Всё это так называемые противоречия цивилизации: перемены к лучшему, оборачивающиеся и чем-то худшим. На фоне и среди перемен ярче проступает неизменное.
У Анатолия Козлова я спросил, нельзя мне с ним проехать на маховой работе. «Без проблем», – ответил Толя. Но проблемы начались с начала – с рабочей качалки: пружина лопнула под сидением, амортизации нет, нет и ремонта, фабрику конного снаряжения не приватизировали, а просто закрыли. Уж я думал, что выпаду на дорожку – так трясло. Рысак, я надеялся, возьмет вожжи и таким образом будет меня поддерживать. Оказалось, он слабоузд – вожжей не берет. «Зато резов, – успокоил Толя, – наполовину американец». И в самом деле, как приняли с хода, вожжи напряглись. У последнего поворота Толя мне крикнул: «Не спать!». На последней прямой я выслал, как мог, по-кейтоновски разводя руки в стороны. Проехали столб, сбросили вожжи. Толя, повторив тот же жест, когда-то привитый Кейтоном, говорит: «Да, кто хоть раз испробовал эту езду, тот уж не бросит».

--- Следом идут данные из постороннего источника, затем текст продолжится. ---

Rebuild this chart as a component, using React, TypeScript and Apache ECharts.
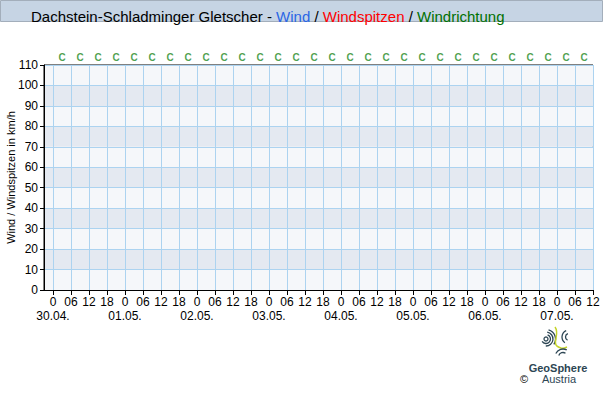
import React, { useEffect, useRef } from "react";
import * as echarts from "echarts";

// x categories: hours since 30.04. 00:00, every 3 h
const hourCats: number[] = [
  -3, 0, 3, 6, 9, 12, 15, 18, 21, 24, 27, 30, 33, 36, 39, 42, 45, 48, 51, 54, 57, 60,
  63, 66, 69, 72, 75, 78, 81, 84, 87, 90, 93, 96, 99, 102, 105, 108, 111, 114, 117,
  120, 123, 126, 129, 132, 135, 138, 141, 144, 147, 150, 153, 156, 159, 162, 165, 168,
  171, 174, 177, 180,
];
const dayLabels: string[] = ["30.04.", "01.05.", "02.05.", "03.05.", "04.05.", "05.05.", "06.05.", "07.05."];
const yTicks: number[] = [0, 10, 20, 30, 40, 50, 60, 70, 80, 90, 100, 110];

// wind / gusts: no values shown in the chart
const windValues: [number, number][] = [];
const gustValues: [number, number][] = [];

// wind direction labels (C = calm)
const dirHours: number[] = [
  3, 9, 15, 21, 27, 33, 39, 45, 51, 57, 63, 69, 75, 81, 87, 93, 99, 105, 111, 117, 123,
  129, 135, 141, 147, 153, 159, 165, 171, 177,
];
const dirLabels: string[] = [
  "C", "C", "C", "C", "C", "C", "C", "C", "C", "C", "C", "C", "C", "C", "C",
  "C", "C", "C", "C", "C", "C", "C", "C", "C", "C", "C", "C", "C", "C", "C",
];

const FONT = "Liberation Sans, Arial, sans-serif";

function isMajor(v: string | number) {
  const h = Number(v);
  return h >= 0 && h % 6 === 0;
}
function isDay(v: string | number) {
  const h = Number(v);
  return h >= 0 && h % 24 === 0;
}

export default function App() {
  const ref = useRef<HTMLDivElement>(null);
  useEffect(() => {
    if (!ref.current) return;
    const chart = echarts.init(ref.current, undefined, { renderer: "svg" });
    const cats = hourCats.map(String);
    const rt = { fontSize: 15, fontFamily: FONT, fontWeight: "normal" };
    chart.setOption({
      animation: false,
      backgroundColor: "#ffffff",
      title: {
        left: 26,
        top: 4,
        text:
          "{k|Dachstein-Schladminger Gletscher - }{b|Wind}{k| / }{r|Windspitzen}{k| / }{g|Windrichtung}",
        textStyle: {
          fontFamily: FONT,
          fontSize: 15,
          fontWeight: "normal",
          rich: {
            k: { ...rt, color: "#000000" },
            b: { ...rt, color: "#2a66e6" },
            r: { ...rt, color: "#ff0000" },
            g: { ...rt, color: "#007000" },
          },
        },
      },
      grid: {
        left: 44,
        right: 10,
        top: 65,
        bottom: 110,
        show: true,
        borderColor: "#000000",
        borderWidth: 1,
        backgroundColor: "transparent",
        containLabel: false,
        outerBoundsMode: "none",
      },
      xAxis: [
        {
          type: "category",
          data: cats,
          boundaryGap: false,
          axisLine: { show: true, lineStyle: { color: "#000000", width: 1 } },
          axisTick: {
            show: true,
            length: 5,
            interval: (_i: number, v: string) => isMajor(v),
            lineStyle: { color: "#000000" },
          },
          splitLine: {
            show: true,
            interval: (_i: number, v: string) => isMajor(v),
            lineStyle: { color: "#acd3f0", width: 1 },
          },
          axisLabel: {
            interval: (_i: number, v: string) => isMajor(v),
            margin: 6,
            hideOverlap: false,
            fontFamily: FONT,
            fontSize: 12,
            color: "#000000",
            formatter: (v: string) => {
              const hh = Number(v) % 24;
              if (hh === 0) return "0";
              return (hh < 10 ? "0" : "") + hh;
            },
          },
        },
        {
          type: "category",
          data: cats,
          boundaryGap: false,
          position: "bottom",
          axisLine: { show: false },
          axisTick: { show: false },
          splitLine: { show: false },
          axisLabel: {
            interval: (_i: number, v: string) => isDay(v),
            margin: 20,
            hideOverlap: false,
            fontFamily: FONT,
            fontSize: 12,
            color: "#000000",
            formatter: (v: string) => dayLabels[Number(v) / 24],
          },
        },
      ],
      yAxis: {
        type: "value",
        min: yTicks[0],
        max: yTicks[yTicks.length - 1],
        interval: 10,
        name: "Wind / Windspitzen in km/h",
        nameLocation: "middle",
        nameGap: 28,
        nameMoveOverlap: false,
        nameTextStyle: { fontFamily: FONT, fontSize: 11, color: "#000000" },
        axisLine: { show: true, lineStyle: { color: "#000000" } },
        axisTick: { show: true, length: 4, lineStyle: { color: "#000000" } },
        axisLabel: { margin: 6, fontFamily: FONT, fontSize: 12, color: "#000000" },
        splitLine: { show: true, lineStyle: { color: "#acd3f0", width: 1 } },
        splitArea: { show: true, areaStyle: { color: ["#f5f7fa", "#e4e9f1"] } },
      },
      series: [
        {
          name: "Wind",
          type: "line",
          data: windValues,
          showSymbol: false,
          lineStyle: { color: "#2a66e6", width: 2 },
        },
        {
          name: "Windspitzen",
          type: "line",
          data: gustValues,
          showSymbol: false,
          lineStyle: { color: "#ff0000", width: 2 },
        },
        {
          name: "Windrichtung",
          type: "scatter",
          clip: false,
          symbolSize: 1,
          itemStyle: { color: "rgba(0,0,0,0)" },
          data: dirHours.map((h, i) => ({ value: [String(h), 110], label: { formatter: dirLabels[i] } })),
          label: {
            show: true,
            position: "top",
            distance: 2,
            fontFamily: FONT,
            fontSize: 10,
            fontWeight: "bold",
            color: "#1f8a1f",
          },
          silent: true,
        },
      ],
      graphic: [
        {
          type: "rect",
          z: -1,
          shape: { x: 0.5, y: 0.5, width: 602, height: 21 },
          style: { fill: "#c6d4e4", stroke: "#a3aebb", lineWidth: 1 },
        },
        // logo (approximation)
        {
          type: "group",
          children: [
            { type: "arc", shape: { cx: 546, cy: 339, r: 2, startAngle: 0, endAngle: Math.PI * 2 }, style: { stroke: "#2d4654", lineWidth: 1.3, fill: "none" } },
            { type: "arc", shape: { cx: 546, cy: 339, r: 4.5, startAngle: -1.2, endAngle: 2.6 }, style: { stroke: "#2d4654", lineWidth: 1.3, fill: "none" } },
            { type: "arc", shape: { cx: 546, cy: 339, r: 7, startAngle: -1.4, endAngle: 1.6 }, style: { stroke: "#2d4654", lineWidth: 1.3, fill: "none" } },
            { type: "arc", shape: { cx: 546, cy: 339, r: 9.5, startAngle: -1.3, endAngle: 0.6 }, style: { stroke: "#2d4654", lineWidth: 1.3, fill: "none" } },
            { type: "bezierCurve", shape: { x1: 555, y1: 327, x2: 561, y2: 348, cpx1: 561, cpy1: 335, cpx2: 549, cpy2: 345 }, style: { stroke: "#c5d42a", lineWidth: 1.5, fill: "none" } },
            { type: "bezierCurve", shape: { x1: 561, y1: 348, x2: 567, y2: 347, cpx1: 563, cpy1: 349, cpx2: 565, cpy2: 348 }, style: { stroke: "#c5d42a", lineWidth: 1.5, fill: "none" } },
            { type: "arc", shape: { cx: 569, cy: 337, r: 3.5, startAngle: 2.0, endAngle: 4.4 }, style: { stroke: "#2d4654", lineWidth: 1.3, fill: "none" } },
            { type: "arc", shape: { cx: 569, cy: 337, r: 7, startAngle: 2.2, endAngle: 4.3 }, style: { stroke: "#2d4654", lineWidth: 1.3, fill: "none" } },
            { type: "arc", shape: { cx: 563, cy: 357, r: 4.5, startAngle: 3.5, endAngle: 5.3 }, style: { stroke: "#2d4654", lineWidth: 1.3, fill: "none" } },
            { type: "arc", shape: { cx: 563, cy: 357, r: 8, startAngle: 3.6, endAngle: 5.2 }, style: { stroke: "#2d4654", lineWidth: 1.3, fill: "none" } },
          ],
        },
        {
          type: "text",
          x: 558,
          y: 368,
          style: { text: "GeoSphere", fontFamily: FONT, fontSize: 11, fontWeight: "bold", fill: "#2d4654", align: "center", verticalAlign: "middle" },
        },
        {
          type: "text",
          x: 559,
          y: 379,
          style: { text: "Austria", fontFamily: FONT, fontSize: 11, fill: "#2d4654", align: "center", verticalAlign: "middle" },
        },
        {
          type: "text",
          x: 524,
          y: 379,
          style: { text: "©", fontFamily: FONT, fontSize: 11, fill: "#000000", align: "center", verticalAlign: "middle" },
        },
      ],
    });
    return () => chart.dispose();
  }, []);
  return <div ref={ref} style={{ width: 603, height: 400, position: "absolute", left: 0, top: 0 }} />;
}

И последнее из авторских замечаний. Когда я только начинал писать о лошадях, то парень был холостой, а переиздаются мои иппические очерки, когда я уже сорок лет как женат. С женой вышли мы из стен одного и того же Московского университета, с одного факультета, филологического, слушали, хотя и в разные годы, одних и тех же профессоров, по одной и той же специальности. Словом, люди одной профессии, не только супруги, но и коллеги. Если кто-либо из нас напишет что-нибудь для печати, то прежде чем рукопись поступит в издательство, она подвергается домашней критике, а иногда и цензуре. Можно ли что-то говорить печатно, мы обычно не спорим, обсуждаем, как свою мысль выразить, чтобы быть понятым правильно. Лошади жене почти безразличны (она предпочитает кошек), это делает ее беспристрастным читателем моих «лошадиных» писаний. Если ей показалось неинтересно (что случается, и нередко) – дело гиблое, и не пытайся в таком духе продолжать, а если она тут же не отбросила мой текст, тогда есть надежда, что, быть может, и читатели, открыв книгу, не сразу ее закроют.